Read Counts From Sam File Mapped To De Novo Assembled Transcripts Using Htseq-Count

0

Entering edit mode

10.7 years ago

alan.sm310 • 0

Hello,

I tried using HTSeq-count to extract read counts per transcript from the SAM file (generated using Bowtie2 and only uniquely aligned reads were considered) mapped to de novo assembled transcripts (for DE analysis). I made GTF file for the assembled transcripts FASTA file with a Perl script. Here are few lines of my GTF file.
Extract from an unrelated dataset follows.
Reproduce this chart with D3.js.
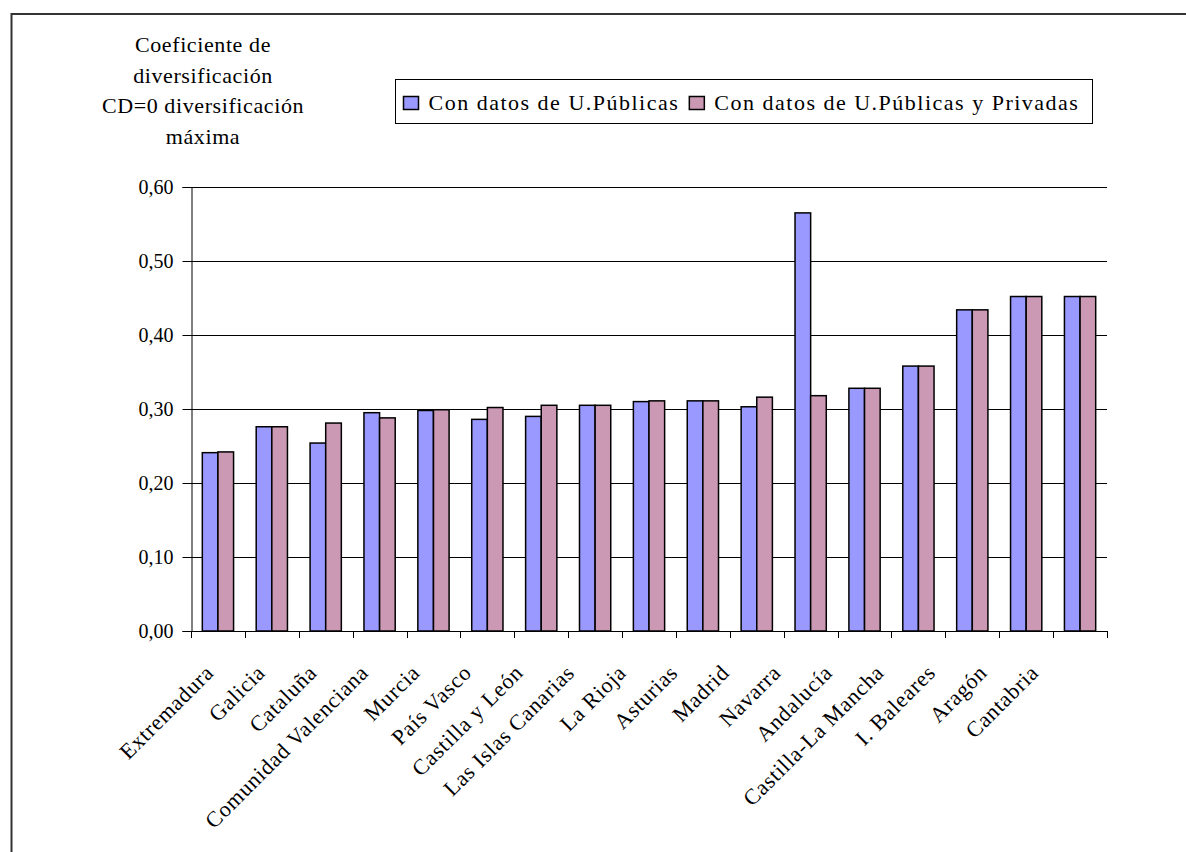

Locus_47_Transcript_16/31_Confidence_0.158_Length_1485 AssembledTranscriptome exon 1 1485 . + . gene_id "AssemTrans1"; transcript_id "Locus_47_Transcript_16/31_Confidence_0.158_Length_1485";

Locus_58_Transcript_85/85_Confidence_0.017_Length_650 AssembledTranscriptome exon 1 650 . + . gene_id "AssemTrans1"; transcript_id "Locus_58_Transcript_85/85_Confidence_0.017_Length_650";

Transcript start is by default 1 and end is the length of the transcript and Strand is + for all.

It looks like it works great but I'm not sure if this is the right way to do it. If I have to worry about what Simon Anders as mentioned "If you must align against the transcriptome, make sure that you count for genes, not transcripts, and remove reads mapping to transcripts from more than one gene."

Any thoughts/comments/suggestions are much appreciated.

Thanks, Alan

sam • 4.3k views

ADD COMMENT • link updated 10.7 years ago by Vitis ★ 2.5k • written 10.7 years ago by alan.sm310 • 0

0

Entering edit mode

Having not done similar studies I will only comment on what I feel I understood above. When you proceed in the way you describe the read counts describing a transcript will be affected by both actual expression level and uniqueness of various regions of the transcript. In that case the coverages would not correspond to the actual differential expression between transcripts.

ADD REPLY • link 10.7 years ago by Istvan Albert 100k

score 0 · Answer 1 · 2013-08-02

I think some de novo assembler (like Trinity) try getting transcript forms from different splicing variants. So before mapping and counting, you may need to collapse the transcript forms to conform with Simon's comments about mapping to genes instead of transcripts. For that purpose, I used Vmatch (http://www.vmatch.de) before but I'm sure there are more other tools could do the same thing.